Described by Moriyama as "fossils of light and memory," his photographs avoided making the political statements that were so characteristic of the period, instead seeking to preserve instants of time in memory. In 1968, Moriyama worked for Provoke magazine and published his first book, Nippon Gekijo Shashin-cho (Japan: A Photo Theatre). He ran a photographic school throughout the 1970s and established the Workshop Photography School in conjunction with other photographers. Moriyama has won many awards and has had his work exhibited worldwide.

Stray Dog, Misawa, 1971
By Daidō Moriyama(森山大道)
Gelatin Silver Print | Signed on verso | Aluminium Black Frame | 35.6cm x 27.9cm (14” x 11”)
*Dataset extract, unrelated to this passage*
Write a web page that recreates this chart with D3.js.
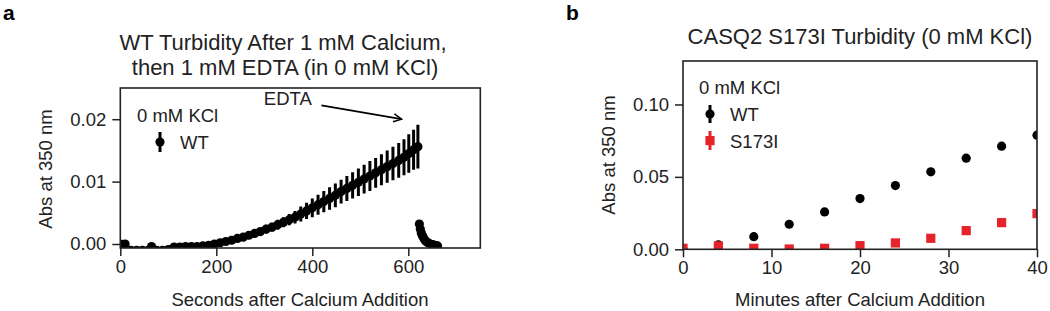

One of Moriyama’s most famous photograph, which took on a life as a symbol for post-war Japanese culture. He encountered this dog in 1971 on the streets of Misawa, Aomori Prefecture, near a U.S. Air Force base.

In a culture that had been defined by order and purity, for a photographer to identify himself with, and celebrate the idea of a stray dog, was a profound shift. It brought underlying cultural feelings to the surface of alienation, darkness, self-hatred, and despair. He showed both himself and Japan as a stray dog, roaming for scraps of identity in an uncertain and quickly changing world.